Tennis needs time to sort out integrity issues

Tennis needs time to sort out integrity issues

Tuesday, July 19, 2016 Posted by Andy McCarron
The sport of tennis needs space while it sorts out its integrity issues according to Mike O’Kane

The sport of tennis needs room to breathe while it sorts out its integrity issues according to Mike O’Kane, chairman of the betting industry’s integrity body ESSA.

The Tennis Integrity Unit (TIU) is currently undergoing a year long review into the sport’s corruption procedures after criticism from the media during January’s Australian Open and O’Kane says that the sport should be allowed to get on with its investigations. 

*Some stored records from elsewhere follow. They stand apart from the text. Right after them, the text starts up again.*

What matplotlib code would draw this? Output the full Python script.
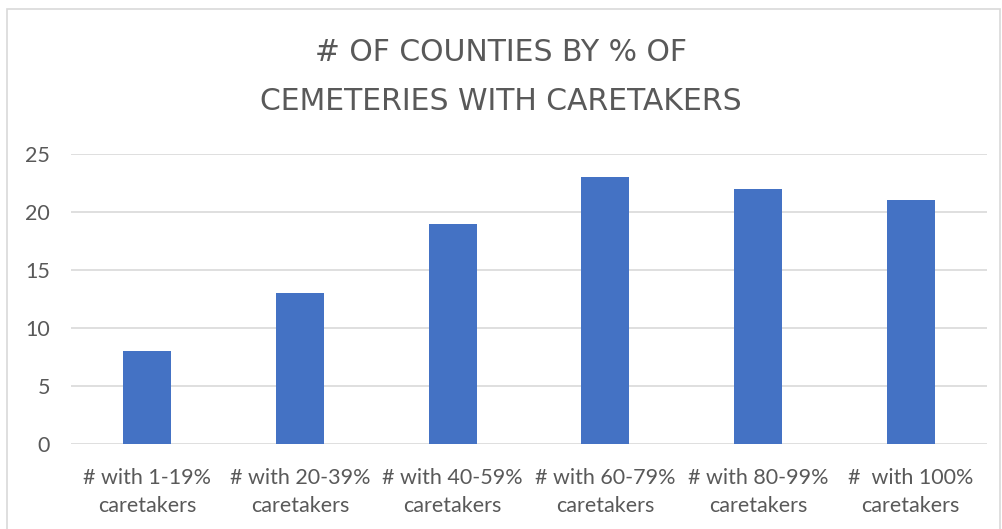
import matplotlib
matplotlib.use("Agg")
import matplotlib.pyplot as plt
from matplotlib.patches import Rectangle
from matplotlib import font_manager

categories = ["# with 1-19%\ncaretakers", "# with 20-39%\ncaretakers", "# with 40-59%\ncaretakers",
              "# with 60-79%\ncaretakers", "# with 80-99%\ncaretakers", "#  with 100%\ncaretakers"]
values = [8, 13, 19, 23, 22, 21]
yticks = [0, 5, 10, 15, 20, 25]
title = "# OF COUNTIES BY % OF\nCEMETERIES WITH CARETAKERS"

text_color = "#595959"
grid_color = "#D9D9D9"
bar_color = "#4472C4"

names = {f.name for f in font_manager.fontManager.ttflist}
title_family = "Liberation Sans Narrow" if "Liberation Sans Narrow" in names else "DejaVu Sans"

W, H = 1002, 529
fig = plt.figure(figsize=(W / 100, H / 100), dpi=100)
fig.patch.set_facecolor("white")

# chart border
fig.patches.append(Rectangle((7 / W, -0.01), (1000 - 7) / W, 1 - 9 / H + 0.01,
                             transform=fig.transFigure, fill=False,
                             edgecolor=grid_color, linewidth=1.2))

ax = fig.add_axes([71 / W, 1 - 444 / H, (987 - 71) / W, (444 - 154) / H])
x = list(range(len(categories)))
ax.bar(x, values, width=0.315, color=bar_color, zorder=3)
ax.set_xlim(-0.5, len(categories) - 0.5)
ax.set_ylim(0, 25)
ax.set_yticks(yticks)
ax.set_yticklabels([str(v) for v in yticks], fontsize=15.5, color=text_color, family="Lato")
ax.set_xticks(x)
ax.set_xticklabels(categories, fontsize=15.5, color=text_color, family="Lato", linespacing=1.55)
ax.tick_params(axis="both", length=0)
ax.tick_params(axis="x", pad=17)
ax.tick_params(axis="y", pad=15)
ax.grid(axis="y", color=grid_color, linewidth=1.2, zorder=0)
for s in ax.spines.values():
    s.set_visible(False)

fig.text(0.5, 1 - 77 / H, title, ha="center", va="center", fontsize=21.5,
         color=text_color, family=[title_family, "DejaVu Sans"],
         linespacing=1.85)

fig.savefig("out.png", dpi=100)
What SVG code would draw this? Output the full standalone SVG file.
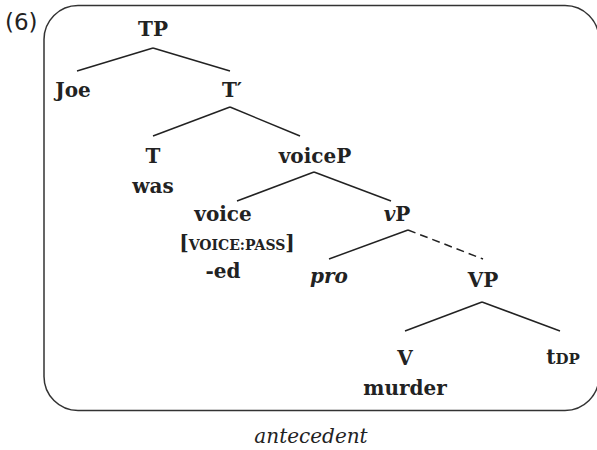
<svg xmlns="http://www.w3.org/2000/svg" width="597" height="450" viewBox="0 0 597 450">
  <style>
    .lbl { font-family: "DejaVu Serif", serif; font-weight: bold; font-size: 20px; fill: #222; text-anchor: middle; }
    .sc { font-size: 14px; }
    .it { font-style: italic; }
    .edge { stroke: #222; stroke-width: 1.5; fill: none; }
    .dash { stroke-dasharray: 8 5; }
    .frame { stroke: #333; stroke-width: 1.5; fill: none; }
  </style>
  <rect width="597" height="450" fill="#fff"/>
  <text x="5" y="30" font-family="DejaVu Sans, sans-serif" font-size="23" fill="#222">(6)</text>
  <rect class="frame" x="44" y="5.5" width="555" height="405" rx="34" ry="34"/>

  <g id="connectors">
    <line class="edge" x1="153" y1="48" x2="77" y2="71"/>
    <line class="edge" x1="153" y1="48" x2="230" y2="71"/>
    <line class="edge" x1="230" y1="107" x2="153" y2="136"/>
    <line class="edge" x1="230" y1="107" x2="300" y2="136"/>
    <line class="edge" x1="314" y1="172" x2="237" y2="201"/>
    <line class="edge" x1="314" y1="172" x2="391" y2="201"/>
    <line class="edge" x1="408" y1="230" x2="329" y2="259"/>
    <line class="edge dash" x1="408" y1="230" x2="483" y2="259"/>
    <line class="edge" x1="482" y1="302" x2="405" y2="331"/>
    <line class="edge" x1="482" y1="302" x2="560" y2="331"/>
  </g>

  <g id="TP"><text class="lbl" x="153" y="36">TP</text></g>
  <g id="Joe"><text class="lbl" x="73" y="97">Joe</text></g>
  <g id="Tbar"><text class="lbl" x="232" y="97">T′</text></g>
  <g id="T"><text class="lbl" x="153" y="163">T</text><text class="lbl" x="153" y="193">was</text></g>
  <g id="voiceP"><text class="lbl" x="315" y="163">voiceP</text></g>
  <g id="voice">
    <text class="lbl" x="223" y="221">voice</text>
    <text class="lbl" x="237" y="250">[<tspan class="sc">VOICE:PASS</tspan>]</text>
    <text class="lbl" x="223" y="278">-ed</text>
  </g>
  <g id="vP"><text class="lbl" x="397" y="221"><tspan class="it">v</tspan>P</text></g>
  <g id="pro"><text class="lbl it" x="329" y="283">pro</text></g>
  <g id="VP"><text class="lbl" x="483" y="287">VP</text></g>
  <g id="V"><text class="lbl" x="405" y="365">V</text><text class="lbl" x="405" y="395">murder</text></g>
  <g id="tDP"><text class="lbl" x="563" y="364">t<tspan style="font-size:15px">DP</tspan></text></g>

  <text x="311" y="443" font-family="DejaVu Serif, serif" font-style="italic" font-size="20" fill="#222" text-anchor="middle">antecedent</text>
</svg>
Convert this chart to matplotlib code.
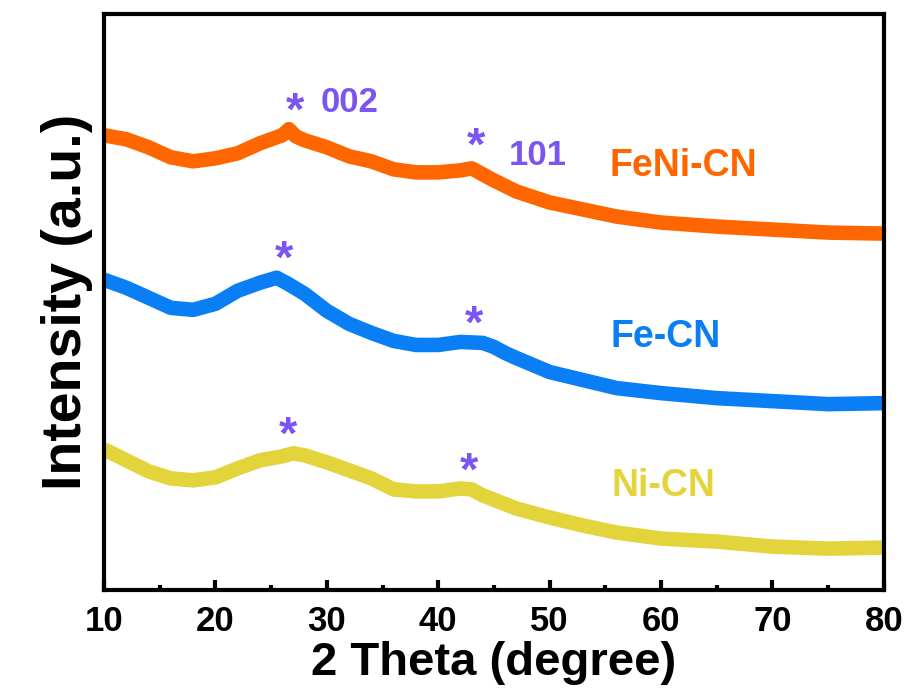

O’Kane commented: “It is quite right that the tennis authorities seek to conduct a thorough investigation of its integrity procedures. We must, quite reasonably, give the sport some breathing space to identify and implement any necessary changes, but changes are clearly needed and the sooner the better for us all.

“In the meantime, ESSA will continue to support the sport in this important endeavour, which will hopefully soon result in the delivery of a best practice model that others will follow.”

ESSA has reported that the second quarter of 2016 saw 41 cases of suspicious betting activity reported, with Tennis accounting for 34 (or 83%) of the cases identified. Tennis was followed by football with four and one each in snooker, handball and beach volleyball.

O’Kane added: “Tennis has dominated our integrity figures for some time now and, as part of our desire to do all we can to stamp out this illicit activity, we are embarking on a trial integrity partnership with Sportradar specifically focused on tennis.”

In ESSA’s report, TIU head of communications Mark Harrison explained that the TIU conducts all operational matters in confidence for investigative purposes, and to encourage witnesses to come forward with information and testify at hearings.

He was also less than impressed at the role the media has been playing in sensationalising some issues: “Where players have been named by third parties in relation to match alerts, the result is often international media attention and unwarranted speculation that can tarnish reputations. 

“While investigations can lead to prosecution, they also have an important role to play in protecting players from intrusion and reputational damage.”

Totally Gaming Says: In the past, sporting authorities could have easily been accused of burying their heads in the sand with regards match fixing, so tennis must be applauded for taking the issue seriously and reviewing its existing practices. It's volatile nature appears to generate more suspicious betting patterns than any other sport, so it is important that tennis can speak from a position of authority when challenged.